Morocco and Spain reactivated the 40-year-old project of the tunnel under the Strait of Gibraltar in February 2023. The realization of this mega project should cost 6 billion euros.
According to estimates from experts consulted by the North American magazine Newsweek, the tunnel between Morocco and Spain should require an investment of 6 billion euros. The construction of this fixed link between the two countries was conceived by Kings Hassan II and Juan Carlos I in 1979. Two study companies were created a year later: the Spanish Company for Studies on Fixed Communications across the Strait of Gibraltar (SECEGSA) in Spain and the National Company for Strait Studies (SNED) in Morocco.
Since October 2009, studies on this tunnel to connect Spain and Morocco, and by extension Europe and Africa, have been suspended. It was not until February 2023 that the project was reactivated during the High-Level Meeting held in Rabat. The two countries agreed in April 2023, during the meeting of the Spanish-Moroccan Committee, to establish a work plan for the next three years and to carry out feasibility studies for a dedicated telecommunications tunnel.

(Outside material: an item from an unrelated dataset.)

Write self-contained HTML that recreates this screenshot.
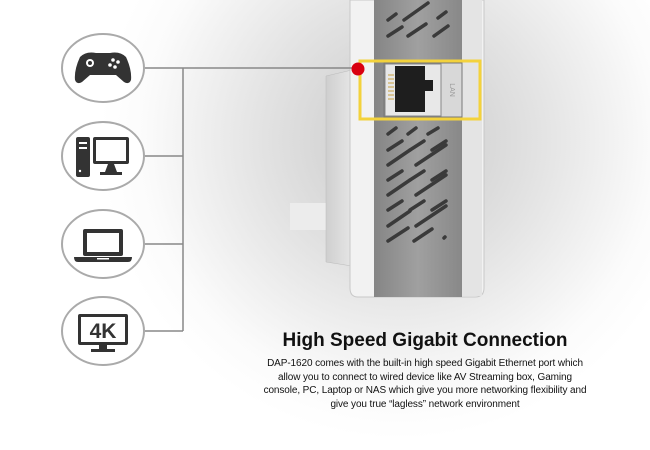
<!DOCTYPE html>
<html><head><meta charset="utf-8">
<style>
html,body{margin:0;padding:0;background:#fff;}
body{width:650px;height:450px;overflow:hidden;position:relative;font-family:"Liberation Sans",sans-serif;}
.t{position:absolute;left:200px;width:450px;text-align:center;color:#111;}
</style></head><body>
<svg width="650" height="450" style="position:absolute;left:0;top:0">
<defs>
<radialGradient id="glow" cx="400" cy="140" r="300" gradientUnits="userSpaceOnUse">
<stop offset="0" stop-color="#c8c8c8"/><stop offset="0.45" stop-color="#e2e2e2"/><stop offset="0.85" stop-color="#fbfbfb"/><stop offset="1" stop-color="#fff"/>
</radialGradient>
<linearGradient id="panel" x1="0" x2="1"><stop offset="0" stop-color="#858585"/><stop offset="0.5" stop-color="#a0a0a0"/><stop offset="1" stop-color="#888"/></linearGradient>
<linearGradient id="flap" x1="0" x2="1"><stop offset="0" stop-color="#cfcfcf"/><stop offset="1" stop-color="#e6e6e6"/></linearGradient>
</defs>
<rect width="650" height="450" fill="url(#glow)"/>
<rect x="290" y="203" width="40" height="27" fill="#ececec"/>
<path d="M326 76 L352 70 L352 266 L326 262 Z" fill="url(#flap)" stroke="#bbb" stroke-width="0.5"/>
<path d="M350 0 H484 V288 Q484 297 475 297 H358 Q350 297 350 288 Z" fill="#f2f2f2" stroke="#c8c8c8"/>
<rect x="462" y="0" width="20" height="296" fill="#e4e4e4"/>
<rect x="374" y="0" width="88" height="297" fill="url(#panel)"/>
<g stroke="#3a3a3a" stroke-width="3.5" stroke-linecap="round">
<line x1="388" y1="20" x2="396" y2="14"/><line x1="404" y1="20" x2="428" y2="3"/><line x1="438" y1="18" x2="446" y2="12"/>
<line x1="388" y1="36" x2="402" y2="27"/><line x1="408" y1="36" x2="426" y2="24"/><line x1="434" y1="36" x2="448" y2="26"/>
<line x1="388" y1="134" x2="396" y2="128"/><line x1="408" y1="134" x2="416" y2="128"/><line x1="428" y1="134" x2="438" y2="128"/>
<line x1="388" y1="150" x2="402" y2="141"/><line x1="410" y1="150" x2="424" y2="141"/><line x1="432" y1="150" x2="446" y2="141"/>
<line x1="388" y1="165" x2="410" y2="150"/><line x1="416" y1="165" x2="446" y2="145"/>
<line x1="388" y1="180" x2="402" y2="171"/><line x1="410" y1="180" x2="424" y2="171"/><line x1="432" y1="180" x2="446" y2="171"/>
<line x1="388" y1="195" x2="410" y2="180"/><line x1="416" y1="195" x2="446" y2="175"/>
<line x1="388" y1="210" x2="402" y2="201"/><line x1="410" y1="210" x2="424" y2="201"/><line x1="432" y1="210" x2="446" y2="201"/>
<line x1="388" y1="226" x2="410" y2="211"/><line x1="416" y1="226" x2="446" y2="206"/>
<line x1="388" y1="241" x2="408" y2="228"/><line x1="414" y1="241" x2="432" y2="229"/><line x1="444" y1="238" x2="445" y2="237"/>
</g>
<rect x="384" y="63" width="78" height="54" fill="#d8d8d8" stroke="#777"/>
<rect x="385" y="64" width="56" height="52" fill="#e8e8e8" stroke="#888"/>
<path d="M395 66 H425 V80 H433 V91 H425 V112 H395 Z" fill="#1e1e1e"/>
<g stroke="#c8a040" stroke-width="1"><line x1="388" y1="75" x2="394" y2="75"/><line x1="388" y1="79" x2="394" y2="79"/><line x1="388" y1="83" x2="394" y2="83"/><line x1="388" y1="87" x2="394" y2="87"/><line x1="388" y1="91" x2="394" y2="91"/><line x1="388" y1="95" x2="394" y2="95"/><line x1="388" y1="99" x2="394" y2="99"/></g>
<text x="450" y="90" font-size="7" fill="#999" transform="rotate(90 450 90)" text-anchor="middle" font-family="Liberation Sans">LAN</text>
<rect x="360" y="61" width="120" height="58" fill="none" stroke="#f3d23c" stroke-width="3"/>
<g stroke="#888" stroke-width="1.5" fill="none">
<line x1="145" y1="68" x2="358" y2="68"/>
<line x1="183" y1="68" x2="183" y2="331"/>
<line x1="145" y1="156" x2="183" y2="156"/>
<line x1="145" y1="244" x2="183" y2="244"/>
<line x1="145" y1="331" x2="183" y2="331"/>
</g>
<circle cx="358" cy="69" r="6.5" fill="#d90010"/>
<g fill="#fff" stroke="#aaa" stroke-width="2">
<ellipse cx="103" cy="68" rx="41" ry="34"/>
<ellipse cx="103" cy="156" rx="41" ry="34"/>
<ellipse cx="103" cy="244" rx="41" ry="34"/>
<ellipse cx="103" cy="331" rx="41" ry="34"/>
</g>
<path d="M80 57 Q86 51 96 53 H110 Q120 51 126 57 Q132 70 131 80 Q129 85 124 82 L116 75 H90 L82 82 Q77 85 75 80 Q74 70 80 57 Z" fill="#333"/>
<circle cx="90" cy="63" r="4" fill="#fff"/><circle cx="90" cy="63" r="2" fill="#333"/>
<g fill="#fff"><circle cx="113" cy="60" r="1.8"/><circle cx="118" cy="62" r="1.8"/><circle cx="110" cy="65" r="1.8"/><circle cx="115" cy="67" r="1.8"/></g>
<rect x="76" y="137" width="14" height="40" rx="2" fill="#333"/>
<g fill="#fff"><rect x="79" y="142" width="8" height="2"/><rect x="79" y="147" width="8" height="2"/><circle cx="80" cy="171" r="1.2"/></g>
<rect x="93" y="137" width="36" height="27" rx="2" fill="#333"/><rect x="96" y="140" width="30" height="21" fill="#fff"/>
<path d="M108 164 H114 L117 172 H105 Z" fill="#333"/><rect x="100" y="172" width="22" height="3" fill="#333"/>
<rect x="83" y="229" width="40" height="27" rx="2" fill="#333"/><rect x="87" y="233" width="32" height="19" fill="#fff"/>
<path d="M74 257 H132 Q132 262 128 262 H78 Q74 262 74 257 Z" fill="#333"/><rect x="97" y="258" width="12" height="1.5" fill="#fff"/>
<rect x="78" y="314" width="50" height="31" rx="2" fill="#333"/><rect x="81" y="317" width="44" height="25" fill="#fff"/>
<text x="103" y="338" font-size="21" font-weight="bold" fill="#333" text-anchor="middle" font-family="Liberation Sans">4K</text>
<rect x="99" y="345" width="8" height="4" fill="#333"/><rect x="91" y="349" width="24" height="3" fill="#333"/>
</svg>
<div class="t" style="top:330px;font-size:19px;font-weight:bold;">High Speed Gigabit Connection</div>
<div class="t" style="top:357px;font-size:10px;line-height:13.7px;letter-spacing:-0.1px;">DAP-1620 comes with the built-in high speed Gigabit Ethernet port which<br>allow you to connect to wired device like AV Streaming box, Gaming<br>console, PC, Laptop or NAS which give you more networking flexibility and<br>give you true “lagless” network environment</div>
</body></html>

During an official visit to Morocco in March, the Spanish Minister of Transport, Oscar Puente, announced after a meeting with his Moroccan counterpart Nizar Baraka, that "a date is being finalized to hold the 44th meeting of the Spanish-Moroccan Joint Committee on the project to continue the studies". The experts, gathered within the Intergovernmental Joint Committee, had decided in 1996 to opt for the construction of a tunnel rather than a bridge, recalls El Debate.
Thus, the project plans to build two underwater tunnels 28 kilometers long and a maximum depth of 475 meters, connecting Punta Paloma, west of Tarifa, to Malabata, north of Morocco. It would eventually allow the movement of 12.8 million passengers and 13 million tons of goods between the two countries and the two continents, according to SECEGSA’s projections.